Ferdinand Marie, Vicomte de Lesseps (1805 – 1894) French
The Suez Canal owes its birth to the vision and courage of De Lesseps and by his achievement he brought the Far East nearer to the West. Few men have achieved as he did in face of such over whelming odds and few men with such a record of success have died in such poverty and disgrace.
Born on November 19, 1805 at Versailles, he followed the family tradition as he entered the consular service in 1825. It was on his way to Alexandria that he first got the idea of building Suez Canal. It was also a stroke of luck to become friendly with Mohammed Said, son of Mohamet Ali, the great ruler of Egypt. After more than twenty years when Mohammed Said became the ruler De Lesseps was invited to visit him at Alexandria. He arrived there on November 7, 1854. His personality and persuasion finally convinced Said Pasha that he agreed for the project Suez Canal. What followed was a sordid diplomatic intrigue to scuttle the whole project. England’s Palmerston, told De Lesseps he regarded the Canal as a French attempt to interfere in the East and was ready to move heaven and earth to stop the Canal being built. Palmerston’s government tried to bring the Sultan of Turkey as overlord of Egypt to their side. De Lesseps however went ahead with the project. The rights were obtained and a company was floated in Paris and on April 25, 1859 the first blow of the axe was given by De Lesseps at Port Suez. When Said died in 1863, Ismail, who succeeded him, caused him much uneasiness. Largely through the efforts of Britain, the practise of using forced labor was stopped. At the outset it had been estimated that 8,000 men would be needed. Soon it swelled to a number of 40,000 and at one time there were as many as eighty thousand at work, the bulk of these wielders of pick and spade were Egyptian Fellaheen. For two years the work was held up: As forced labour was discontinued De Lesseps decided to go ahead with the project using machinery. At last, on November 16, 1869 the Canal was formally opened.

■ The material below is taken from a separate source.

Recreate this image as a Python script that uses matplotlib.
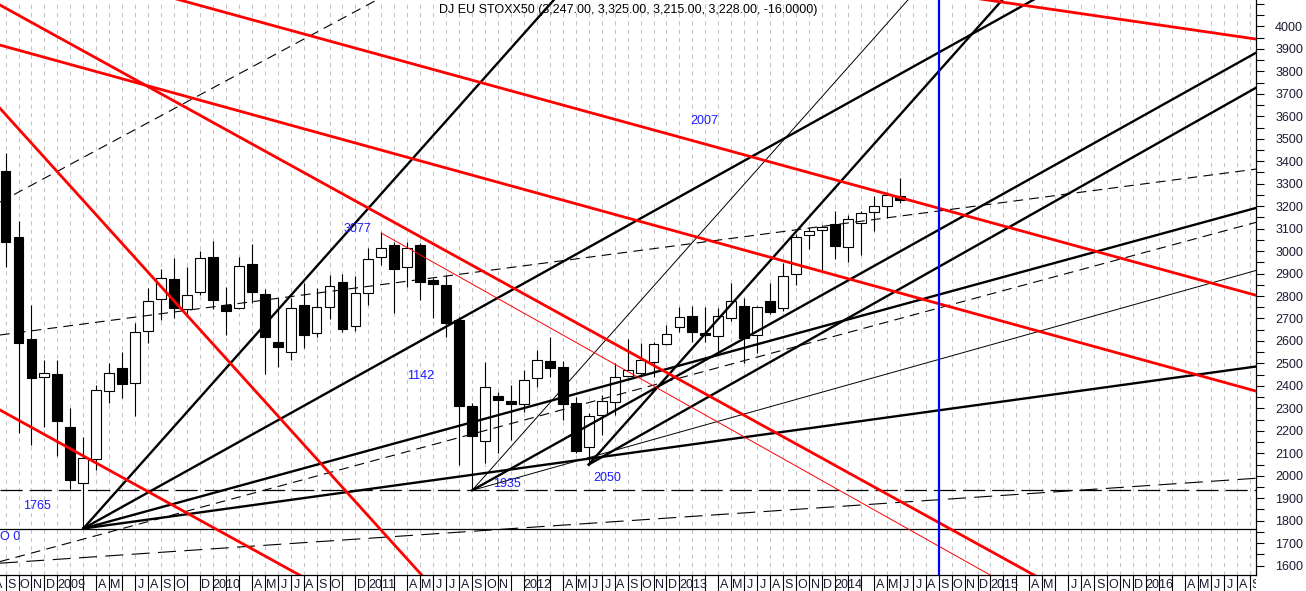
import numpy as np
import matplotlib
matplotlib.use("Agg")
import matplotlib.pyplot as plt
from matplotlib.transforms import Bbox, TransformedBbox

plt.rcParams['font.family'] = ['Liberation Sans', 'DejaVu Sans']
plt.rcParams['lines.scale_dashes'] = False

# Monthly candles, Sep 2008 .. Jun 2014 (index 0 = Sep 2008)
opens = [3356, 3061, 2607, 2438,
         2453, 2218, 1966, 2073, 2379, 2480, 2411, 2644, 2785, 2874, 2741, 2819,
         2972, 2758, 2745, 2942, 2809, 2595, 2552, 2760, 2634, 2750, 2864, 2668,
         2812, 2972, 3027, 2928, 3027, 2871, 2849, 2693, 2312, 2155, 2355, 2333,
         2319, 2434, 2511, 2483, 2325, 2127, 2270, 2330, 2444, 2456, 2505, 2585,
         2663, 2711, 2634, 2623, 2703, 2757, 2626, 2778, 2745, 2897, 3071, 3094,
         3120, 3017, 3126, 3172, 3200, 3247]
highs = [3435, 3134, 2760, 2515,
         2515, 2300, 2171, 2404, 2500, 2549, 2678, 2837, 2919, 2968, 2930, 3002,
         3046, 2841, 2972, 3031, 2830, 2790, 2790, 2856, 2834, 2893, 2898, 2889,
         3012, 3083, 3042, 3042, 3035, 2879, 2893, 2705, 2323, 2508, 2374, 2404,
         2471, 2560, 2616, 2512, 2352, 2280, 2359, 2500, 2607, 2589, 2597, 2671,
         2752, 2757, 2752, 2745, 2856, 2790, 2757, 2856, 2948, 3075, 3108, 3115,
         3178, 3160, 3180, 3245, 3262, 3325]
lows = [2930, 2189, 2137, 2218,
        2088, 1940, 1765, 2026, 2325, 2347, 2266, 2592, 2693, 2700, 2708, 2804,
        2741, 2626, 2740, 2767, 2453, 2486, 2515, 2567, 2619, 2696, 2641, 2644,
        2760, 2938, 2723, 2841, 2782, 2701, 2619, 2050, 1935, 2058, 2101, 2159,
        2285, 2396, 2441, 2248, 2100, 2050, 2181, 2270, 2441, 2440, 2441, 2580,
        2640, 2597, 2597, 2552, 2690, 2503, 2545, 2720, 2735, 2849, 3008, 2916,
        2965, 2953, 2982, 3091, 3146, 3215]
closes = [3042, 2592, 2436, 2456,
          2245, 1981, 2078, 2382, 2456, 2407, 2641, 2776, 2879, 2748, 2803, 2968,
          2782, 2735, 2935, 2819, 2619, 2574, 2745, 2626, 2750, 2846, 2653, 2812,
          2963, 3015, 2920, 3012, 2864, 2852, 2681, 2310, 2177, 2394, 2337, 2319,
          2426, 2514, 2481, 2318, 2112, 2266, 2333, 2441, 2471, 2515, 2585, 2630,
          2705, 2641, 2628, 2712, 2779, 2612, 2752, 2730, 2890, 3064, 3089, 3106,
          3024, 3141, 3168, 3200, 3249, 3228]

# Fan lines from the lows: (month index, price, points per month)
fan_thick = [(6, 1765, 64.8), (6, 1765, 32.1), (6, 1765, 15.77), (6, 1765, 7.97),
             (36, 1935, 32.2), (45, 2050, 64.8), (45, 2050, 32.57)]
fan_thin = [(36, 1935, 64.9), (36, 1935, 16.18)]
# Red down trend lines across the chart: (month index, price, points per month)
red_lines = [(0, 3910, -15.89), (20, 4014, -15.83), (0, 4081.5, -31.8),
             (0, 2279, -31.79), (0, 3608, -63.84), (80, 4082, -8.39)]
red_ray = (29, 3080, -32.4)
dashed_lines = [(0, 2629.7, 7.62), (0, 3231.3, 30.94), (0, 1624.5, 15.58)]
long_dashed_lines = [(0, 1612.4, 3.9)]
level_solid = 1765
level_dashed = 1938
marker_month = 72  # Sep 2014

notes = [("2007", 53.9, 3579), ("3077", 27.12, 3098), ("1142", 32.0, 2444),
         ("1765", 2.43, 1865), ("1935", 38.69, 1963), ("2050", 46.41, 1990)]

title = "DJ EU STOXX50 (3,247.00, 3,325.00, 3,215.00, 3,228.00, -16.0000)"
hidden_labels = ["2009-02", "2009-03", "2009-06", "2009-11", "2010-02", "2010-03",
                 "2010-11", "2011-02", "2011-03", "2011-12", "2012-02", "2012-03",
                 "2013-02", "2013-03", "2014-02", "2014-03", "2015-02", "2015-03",
                 "2015-06", "2016-02", "2016-03"]
letters = "JFMAMJJASOND"

XL, XR = -0.4275, 96.488
YB, YT = 1558.2, 4117.5

fig = plt.figure(figsize=(13.06, 5.91), dpi=100)
ax = fig.add_axes([0, 16 / 591, 1256 / 1306, 575 / 591])
ax.set_xlim(XL, XR)
ax.set_ylim(YB, YT)

# month grid
for k in range(0, 97):
    ax.axvline(k, color='#c4c4c4', lw=0.75, ls=(0, (3, 3)), zorder=0)

# candles
o = np.array(opens); h = np.array(highs); l = np.array(lows); c = np.array(closes)
x = np.arange(len(o))
up = c >= o
ax.vlines(x, l, h, color='black', lw=0.8, zorder=3)
body_lo = np.minimum(o, c)
body_h = np.maximum(np.abs(c - o), 4)
ax.bar(x, body_h, bottom=body_lo, width=0.76,
       color=np.where(up, 'white', 'black'), edgecolor='black', linewidth=0.8, zorder=4)


def ray(x0, y0, rate, **kw):
    ax.plot([x0, XR], [y0, y0 + rate * (XR - x0)], **kw)


def full(x0, y0, rate, **kw):
    ax.plot([XL, XR], [y0 + rate * (XL - x0), y0 + rate * (XR - x0)], **kw)


for x0, y0, r in fan_thick:
    ray(x0, y0, r, color='black', lw=1.7, zorder=5)
for x0, y0, r in fan_thin:
    ray(x0, y0, r, color='black', lw=0.7, zorder=5)
for x0, y0, r in dashed_lines:
    full(x0, y0, r, color='black', lw=0.8, ls=(0, (7, 4.5)), zorder=5)
for x0, y0, r in long_dashed_lines:
    full(x0, y0, r, color='black', lw=0.8, ls=(0, (13, 6)), zorder=5)
ax.axhline(level_solid, color='black', lw=0.9, zorder=5)
ax.axhline(level_dashed, color='black', lw=0.9, ls=(0, (16, 5)), zorder=5)
for x0, y0, r in red_lines:
    full(x0, y0, r, color='#ff0000', lw=2.0, zorder=6)
ray(*red_ray, color='#ff0000', lw=0.7, zorder=6)
ax.axvline(marker_month, color='#0000ff', lw=1.6, zorder=6)

for txt, xi, yp in notes:
    ax.text(xi, yp, txt, color='#1a1aff', fontsize=9, ha='center', va='center', zorder=7)
ax.text(XL, 1727, "O 0", color='#1a1aff', fontsize=9, ha='left', va='center', zorder=7)

fig.text(628 / 1306, 1 - 10 / 591, title, ha='center', va='center', fontsize=9)

# axes styling
for s in ['top', 'left']:
    ax.spines[s].set_visible(False)
ax.spines['right'].set_linewidth(0.9)
ax.spines['bottom'].set_linewidth(0.9)
ax.yaxis.tick_right()
ax.set_yticks(range(1600, 4001, 100))
ax.set_yticks(range(1600, 4101, 50), minor=True)
ax.tick_params(axis='y', which='both', direction='out', length=5.8, width=0.8,
               pad=8, labelsize=9, labelcolor='#1a1a33')
ax.set_xticks(range(0, 97))
ax.tick_params(axis='x', which='major', direction='out', length=11.5, width=0.8,
               labelbottom=False)

clipbox = TransformedBbox(Bbox([[0, 0], [1256 / 1306, 1]]), fig.transFigure)
for k in range(-1, 97):
    mon = (8 + k) % 12
    year = 2008 + (8 + k) // 12
    if f"{year}-{mon + 1:02d}" in hidden_labels:
        continue
    if mon == 0:
        txt, xpos = str(year), k + 1.05
    else:
        txt, xpos = letters[mon], k + 0.46
    t = ax.text(xpos, -10 / 575, txt, transform=ax.get_xaxis_transform(),
                ha='center', va='center', fontsize=9, color='#1a1a33')
    t.set_clip_box(clipbox)
    t.set_clip_on(True)

fig.savefig("out.png", dpi=100)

Shortly thereafter ships of all nations were sailing through the Canal; for the Canal shortened the voyage from London to Bombay by five thousand miles. What was Britain’s fears were laid at rest when Disraeli in one of the briliant coups got control of the Canal.
If De Lesseps had stopped with the suez Canal he might have passed his last years in happiness instead of disgrace. When the Geographical Society of Paris decided in 1879 to construct the Panama Canal, De Lesseps was designated head of the enterprise. Work was begun in 1881 and went on for eight years during which about 50,000 lives were lost through malaria and yellow fever.
De Lesseps now old and confined to Paris, most of the time did not have complete grip of the problems facing the company. Besides his project was at fault. He had determined to build the canal without locks, against the advice of his engineers who concluded that the Culebra and the Chagres, the mountain and river that barred his path, could not be overcome in any other way. In 1888 the company went bankrupt for £ 80,000,000. It was estimated only one third was spent on the canal, one third wasted and one third stolen. Thousands of investors were ruined.
In the face of a full-blown scandal the French government was forced to institute an enquiry. De Lesseps was sentenced to five years imprisonment and fined; but the sentence was suspended. He died on December 7, 1894 in his ninetieth year.
In not so distant future one might think a new shipping lane cutting through North West will obviate the importance of Suez Canal. From Far East vessels will cut through Arctic circle taking advantage of melting ice.